Avantages
This company has great core values and work/life balance. It could really be a great place to work if they cleaned up their act and actually embraced the values they are promoting. Working on new tech stacks for some teams (not all), and free subscriptions to technical learning/video tutorial sites. Stand up desks if you ask for them.
Inconvénients
Harassment and poor treatment of female employees is shoved under the rug and overlooked like it doesn't happen even when it's reported to management and HR. Women are pushed out or demoted. There is an "all male" syndrome here and the message given to females from male co-workers and management is to shut up and sit there and do whatever work is assigned to them without question or speaking up or having any kind of voice or opinion about it. Casual derogatory and demeaning remarks or pictures of women are not uncommon. Creating new features is prioritized over all other work which means the product is buggy and bloated and has poor architecture. Try to make improvements to these things you're told they're not a priority.
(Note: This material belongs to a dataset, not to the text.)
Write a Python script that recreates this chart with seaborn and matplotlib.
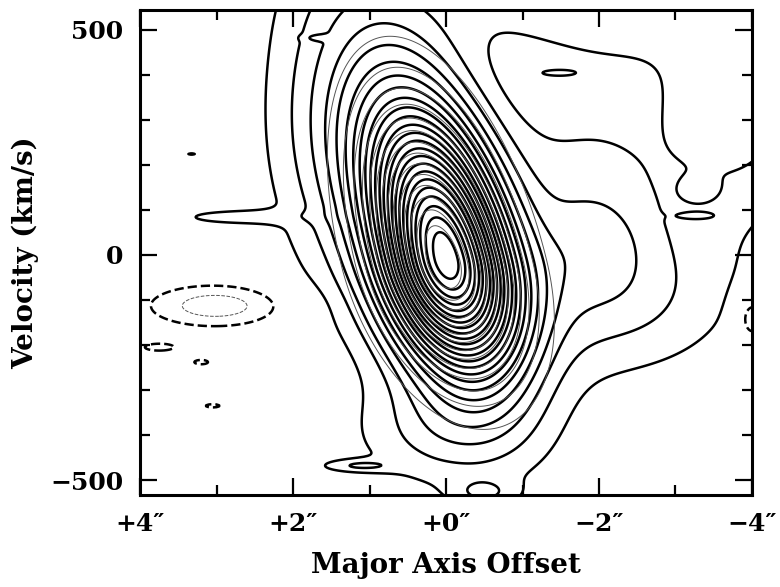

Project owners and management believe creating more partially working features is better than having solid, well tested and developed bug free product with a good user experience with fewer features. The CEO seems really passionate about the company and the product, however there is constant mis-direction, lack of communication and poor management up and down the chain. CEO is quick to fire whole sections of upper management at what appears to be the drop of the hat. Managers have unrealistic expectations of what teams can deliver if they can even provide requirements for what teams are supposed to be making -- half the time they don't know themselves or it changes from day to day and hour to hour. This causes overall frustration and immeasurable stress, depression and general misery throughout the teams.